◆ **WRITTEN INSTRUCTION**: Print them exactly: the lines from the beginning of the entries below through the line that contains "minimum width=578pt, minimum", and only those, with the pictures left out.
################
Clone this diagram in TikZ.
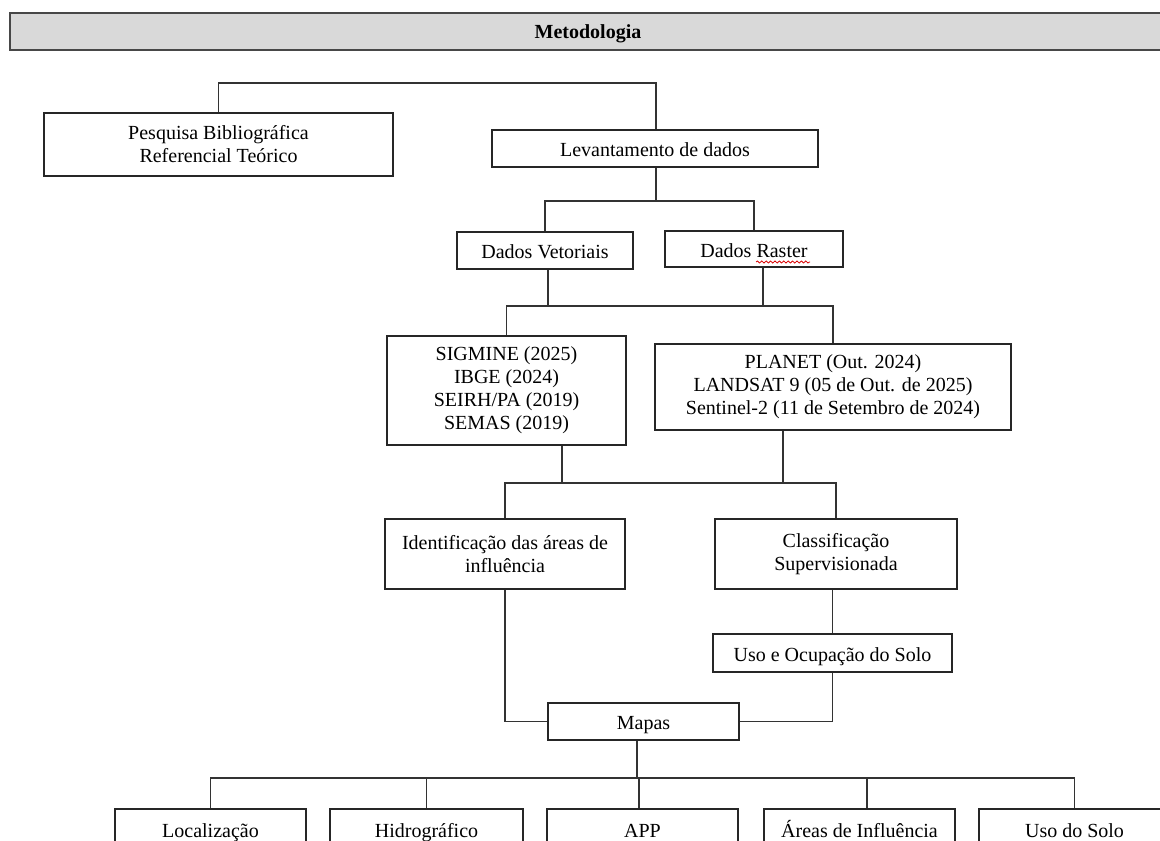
\documentclass[tikz,border=0pt]{standalone}
\usepackage{fontspec}
\setmainfont{Liberation Serif}
\usetikzlibrary{decorations.pathmorphing}
\begin{document}
\begin{tikzpicture}[x=0.5pt,y=-0.5pt,
  box/.style={draw=black!85, line width=0.75pt, inner sep=0pt, align=center,
    font=\fontsize{10}{11.5}\selectfont, fill=white},
  one/.style={text height=8.4pt, text depth=0.2pt},
  conn/.style={draw=black!80, line width=0.75pt},
  hdr/.style={draw=black!72, line width=1.3pt, fill=black!15, inner sep=0pt,
    font=\fontsize{10}{12}\selectfont\bfseries, text height=8pt, text depth=0.6pt},
  squig/.style={draw=red!85!black, line width=0.4pt, decorate,
    decoration={snake, amplitude=0.5pt, segment length=2.2pt}}]
\useasboundingbox (0,0) rectangle (1160,840);
\clip (0,0) rectangle (1160,840);

% header
\node[hdr, minimum width=578pt, minimum height=18.5pt] (hd) at (588,31.5) {Metodologia};

% boxes
\node[box, minimum width=174.5pt, minimum height=31.5pt] (pesq) at (218.5,144.5) {Pesquisa Bibliográfica\\Referencial Teórico};
\node[box, one, minimum width=163pt, minimum height=18.5pt] (lev) at (655,148.5) {Levantamento de dados};
\node[box, one, minimum width=88pt, minimum height=18.5pt] (vet) at (545,250.5) {Dados Vetoriais};
\node[box, one, minimum width=89pt, minimum height=18pt] (ras) at (754,249) {Dados Raster};
\node[box, minimum width=119.5pt, minimum height=54.5pt] (sig) at (506.5,390.5) {SIGMINE (2025)\\IBGE (2024)\\SEIRH/PA (2019)\\SEMAS (2019)};
\node[box, minimum width=178pt, minimum height=43pt] (pla) at (833,387) {PLANET (Out. 2024)\\LANDSAT 9 (05 de Out. de 2025)\\Sentinel-2 (11 de Setembro de 2024)};
\node[box, minimum width=120pt, minimum height=35pt] (idf) at (505,554) {Identificação das áreas de\\influência};
\node[box, minimum width=121pt, minimum height=35pt] (cla) at (836,554) {Classificação\\Supervisionada};
\node[box, one, minimum width=119.5pt, minimum height=19pt] (uso) at (832.5,653) {Uso e Ocupação do Solo};
\node[box, one, minimum width=95.5pt, minimum height=18.5pt] (map) at (643.5,721.5) {Mapas};
\node[box, one, minimum width=95.5pt, minimum height=20pt] (loc) at (210.5,829) {Localização};
\node[box, one, minimum width=96.5pt, minimum height=20pt] (hid) at (426.5,829) {Hidrográfico};
\node[box, one, minimum width=95.5pt, minimum height=20pt] (app) at (642.5,829) {APP};
\node[box, one, minimum width=95.5pt, minimum height=20pt] (are) at (859.5,829) {Áreas de Influência};
\node[box, one, minimum width=95.5pt, minimum height=20pt] (usl) at (1074.5,829) {Uso do Solo};

% spell-check underline
\draw[squig] (756,262) -- (810,262);

% connectors
\coordinate (j0) at (656,83);
\draw[conn] (pesq.north) |- (j0) -- (lev.north -| j0);

\coordinate (j1) at (656,201);
\draw[conn] (lev.south -| j1) -- (j1);
\draw[conn] (vet.north) |- (j1) -| (ras.north);

\coordinate (j2) at (0,306);
\draw[conn] ([xshift=1.5pt]vet.south) -- ([xshift=1.5pt]vet.south |- j2);
\draw[conn] ([xshift=4.5pt]ras.south) -- ([xshift=4.5pt]ras.south |- j2);
\draw[conn] (sig.north) |- (j2 -| pla.north) -- (pla.north);

\coordinate (j3) at (0,483);
\draw[conn] ([xshift=27.75pt]sig.south) -- ([xshift=27.75pt]sig.south |- j3);
\draw[conn] ([xshift=-25pt]pla.south) -- ([xshift=-25pt]pla.south |- j3);
\draw[conn] (idf.north) |- (j3 -| cla.north) -- (cla.north);

\draw[conn] (cla.south -| uso.north) -- (uso.north);
\draw[conn] (uso.south) |- (map.east);
\draw[conn] (idf.south) |- (map.west);

\coordinate (j4) at (0,778);
\draw[conn] ([xshift=-3.25pt]map.south) -- ([xshift=-3.25pt]map.south |- j4);
\draw[conn] (loc.north) |- (j4 -| usl.north) -- (usl.north);
\draw[conn] (hid.north) -- (hid.north |- j4);
\draw[conn] ([xshift=-1.75pt]app.north) -- ([xshift=-1.75pt]app.north |- j4);
\draw[conn] ([xshift=3.75pt]are.north) -- ([xshift=3.75pt]are.north |- j4);
\end{tikzpicture}
\end{document}
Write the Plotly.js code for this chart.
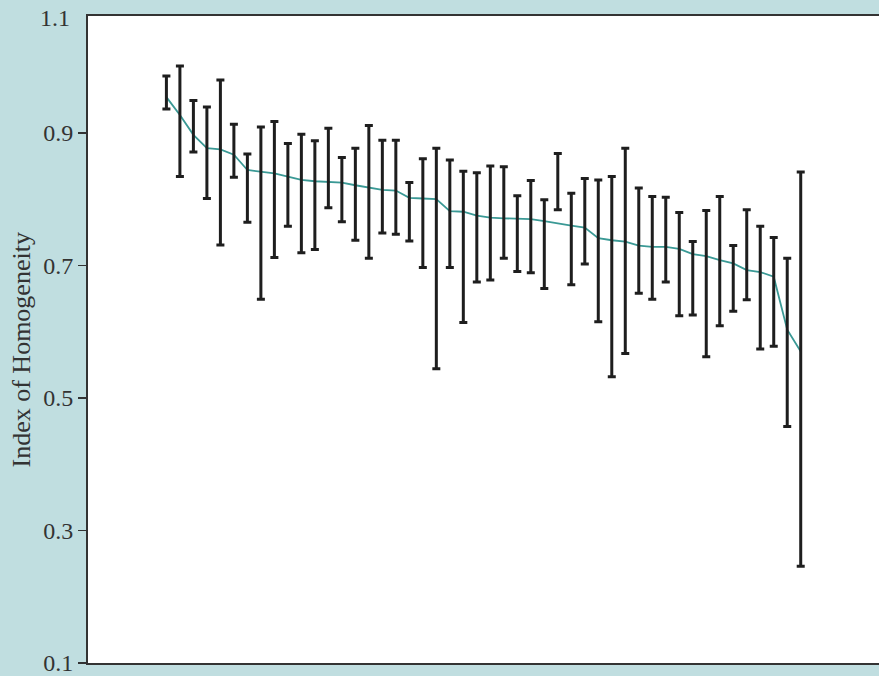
################
◆ **ANSWER TO THE TASK**:
Clone this diagram in TikZ.
\documentclass[tikz,border=0pt]{standalone}
\usepackage{fontspec}
\setmainfont{Liberation Serif}
\usetikzlibrary{decorations.pathmorphing}
\begin{document}
\begin{tikzpicture}[x=0.5pt,y=-0.5pt,
  box/.style={draw=black!85, line width=0.75pt, inner sep=0pt, align=center,
    font=\fontsize{10}{11.5}\selectfont, fill=white},
  one/.style={text height=8.4pt, text depth=0.2pt},
  conn/.style={draw=black!80, line width=0.75pt},
  hdr/.style={draw=black!72, line width=1.3pt, fill=black!15, inner sep=0pt,
    font=\fontsize{10}{12}\selectfont\bfseries, text height=8pt, text depth=0.6pt},
  squig/.style={draw=red!85!black, line width=0.4pt, decorate,
    decoration={snake, amplitude=0.5pt, segment length=2.2pt}}]
\useasboundingbox (0,0) rectangle (1160,840);
\clip (0,0) rectangle (1160,840);

% header
\node[hdr, minimum width=578pt, minimum height=18.5pt] (hd) at (588,31.5) {Metodologia};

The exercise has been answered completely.